▸ Given problem
State the number of lines, and only that number, in which the word "diagram" appears.

--- START ---

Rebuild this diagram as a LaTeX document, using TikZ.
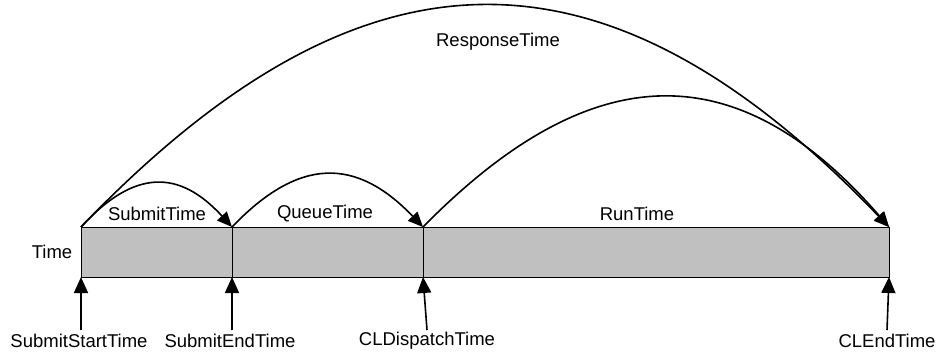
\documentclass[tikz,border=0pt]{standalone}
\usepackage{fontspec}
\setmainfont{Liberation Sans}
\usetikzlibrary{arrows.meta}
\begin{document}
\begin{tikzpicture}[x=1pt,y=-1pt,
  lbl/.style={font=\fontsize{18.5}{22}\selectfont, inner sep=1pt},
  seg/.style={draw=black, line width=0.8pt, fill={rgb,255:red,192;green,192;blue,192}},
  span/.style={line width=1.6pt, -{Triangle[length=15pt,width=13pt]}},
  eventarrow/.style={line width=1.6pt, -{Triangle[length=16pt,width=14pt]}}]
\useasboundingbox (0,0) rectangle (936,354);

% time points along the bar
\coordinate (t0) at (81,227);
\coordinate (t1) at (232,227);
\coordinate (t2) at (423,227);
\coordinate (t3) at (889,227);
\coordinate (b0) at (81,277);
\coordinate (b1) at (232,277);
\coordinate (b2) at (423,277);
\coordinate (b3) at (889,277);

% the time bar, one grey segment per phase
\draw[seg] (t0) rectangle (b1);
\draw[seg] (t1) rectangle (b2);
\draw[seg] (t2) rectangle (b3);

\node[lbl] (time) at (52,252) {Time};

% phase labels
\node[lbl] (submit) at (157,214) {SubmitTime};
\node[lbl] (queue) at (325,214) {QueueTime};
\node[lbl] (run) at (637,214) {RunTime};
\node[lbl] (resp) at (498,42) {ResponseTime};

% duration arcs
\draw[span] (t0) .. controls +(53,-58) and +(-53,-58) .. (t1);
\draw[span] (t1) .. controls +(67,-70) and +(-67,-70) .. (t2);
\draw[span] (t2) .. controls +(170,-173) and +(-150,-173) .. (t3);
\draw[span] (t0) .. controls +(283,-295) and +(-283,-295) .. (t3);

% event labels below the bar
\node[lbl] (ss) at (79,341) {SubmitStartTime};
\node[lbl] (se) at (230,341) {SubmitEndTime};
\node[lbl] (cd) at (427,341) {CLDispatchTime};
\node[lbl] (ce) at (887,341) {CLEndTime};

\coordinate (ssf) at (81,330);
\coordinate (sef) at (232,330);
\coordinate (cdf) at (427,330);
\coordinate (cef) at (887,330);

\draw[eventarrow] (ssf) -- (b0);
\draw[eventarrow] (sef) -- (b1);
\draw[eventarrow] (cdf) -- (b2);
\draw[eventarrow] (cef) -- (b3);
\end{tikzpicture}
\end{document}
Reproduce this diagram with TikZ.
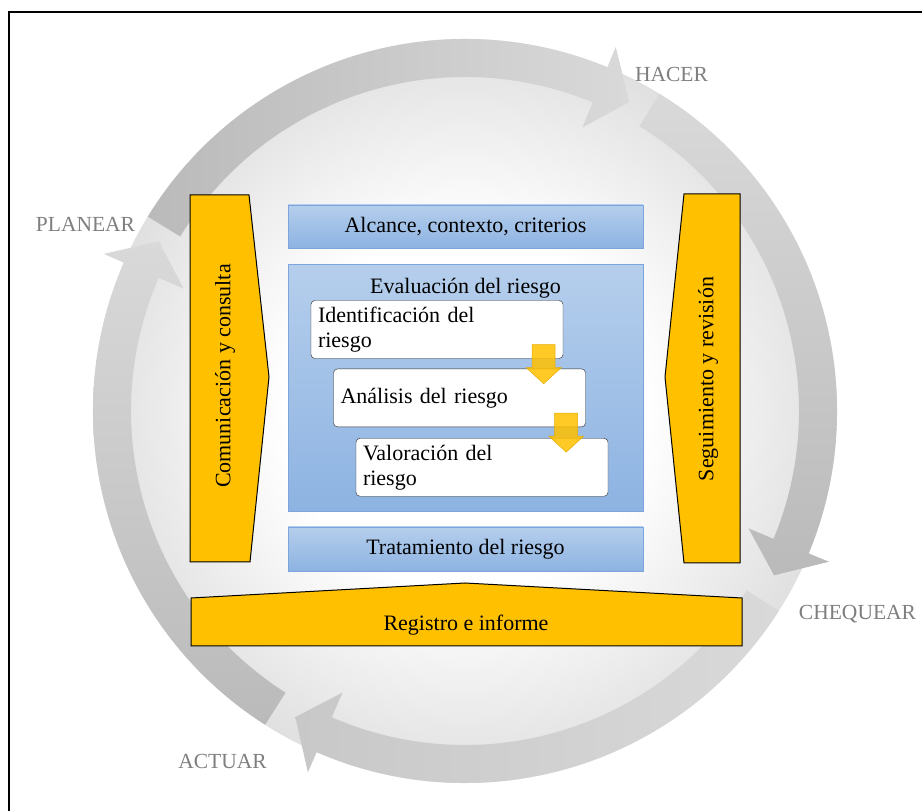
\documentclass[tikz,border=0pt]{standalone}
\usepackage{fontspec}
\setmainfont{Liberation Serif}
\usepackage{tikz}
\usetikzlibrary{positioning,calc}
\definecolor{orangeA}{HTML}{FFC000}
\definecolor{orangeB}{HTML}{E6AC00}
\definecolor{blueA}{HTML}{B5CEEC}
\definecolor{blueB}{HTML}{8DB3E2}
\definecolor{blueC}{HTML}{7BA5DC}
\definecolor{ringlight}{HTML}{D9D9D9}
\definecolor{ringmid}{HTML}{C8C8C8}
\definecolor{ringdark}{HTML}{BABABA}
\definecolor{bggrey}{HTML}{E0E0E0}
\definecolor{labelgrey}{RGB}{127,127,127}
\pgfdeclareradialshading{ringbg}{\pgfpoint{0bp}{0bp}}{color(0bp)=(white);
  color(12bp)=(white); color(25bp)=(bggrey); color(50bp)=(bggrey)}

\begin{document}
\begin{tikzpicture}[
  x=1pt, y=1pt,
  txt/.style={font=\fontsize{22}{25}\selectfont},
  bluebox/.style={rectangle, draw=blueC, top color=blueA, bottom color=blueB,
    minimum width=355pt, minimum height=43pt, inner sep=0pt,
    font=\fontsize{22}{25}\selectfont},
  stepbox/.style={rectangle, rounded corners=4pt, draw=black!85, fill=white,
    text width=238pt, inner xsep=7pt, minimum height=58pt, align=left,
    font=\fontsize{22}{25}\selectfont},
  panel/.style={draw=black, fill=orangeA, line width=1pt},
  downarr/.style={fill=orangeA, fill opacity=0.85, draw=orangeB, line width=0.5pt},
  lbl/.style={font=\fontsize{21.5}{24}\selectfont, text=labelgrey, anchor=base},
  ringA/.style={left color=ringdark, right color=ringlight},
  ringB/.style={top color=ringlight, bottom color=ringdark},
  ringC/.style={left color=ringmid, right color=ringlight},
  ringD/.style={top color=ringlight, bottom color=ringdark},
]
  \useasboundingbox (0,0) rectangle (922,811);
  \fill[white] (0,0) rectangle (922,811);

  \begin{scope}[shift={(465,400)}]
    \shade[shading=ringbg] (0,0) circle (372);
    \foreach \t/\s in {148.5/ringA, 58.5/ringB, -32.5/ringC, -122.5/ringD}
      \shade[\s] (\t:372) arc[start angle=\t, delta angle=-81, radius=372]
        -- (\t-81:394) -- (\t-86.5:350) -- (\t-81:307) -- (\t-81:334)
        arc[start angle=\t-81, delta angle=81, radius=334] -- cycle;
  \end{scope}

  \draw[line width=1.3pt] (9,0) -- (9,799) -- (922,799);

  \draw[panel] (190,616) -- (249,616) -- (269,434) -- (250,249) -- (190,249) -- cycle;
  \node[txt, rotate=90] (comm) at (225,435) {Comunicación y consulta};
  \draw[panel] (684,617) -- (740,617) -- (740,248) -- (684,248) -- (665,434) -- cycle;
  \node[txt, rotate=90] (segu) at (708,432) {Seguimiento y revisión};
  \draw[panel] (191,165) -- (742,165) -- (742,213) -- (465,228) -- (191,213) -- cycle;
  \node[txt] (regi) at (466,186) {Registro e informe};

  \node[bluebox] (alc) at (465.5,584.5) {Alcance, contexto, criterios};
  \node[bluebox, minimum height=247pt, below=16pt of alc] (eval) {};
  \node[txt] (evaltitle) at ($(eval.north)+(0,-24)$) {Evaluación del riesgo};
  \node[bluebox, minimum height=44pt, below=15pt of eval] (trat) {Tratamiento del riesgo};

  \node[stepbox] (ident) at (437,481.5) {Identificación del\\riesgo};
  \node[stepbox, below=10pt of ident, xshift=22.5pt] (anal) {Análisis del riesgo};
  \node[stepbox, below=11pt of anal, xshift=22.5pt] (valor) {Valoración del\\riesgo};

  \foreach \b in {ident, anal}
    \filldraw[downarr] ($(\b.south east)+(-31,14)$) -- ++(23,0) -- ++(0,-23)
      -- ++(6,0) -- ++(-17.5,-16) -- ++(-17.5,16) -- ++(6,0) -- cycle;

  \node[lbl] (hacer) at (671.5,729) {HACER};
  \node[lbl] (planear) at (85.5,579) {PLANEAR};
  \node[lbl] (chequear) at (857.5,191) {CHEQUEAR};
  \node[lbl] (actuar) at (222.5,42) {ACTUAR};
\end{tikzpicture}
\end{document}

--- END ---

▸ Response
2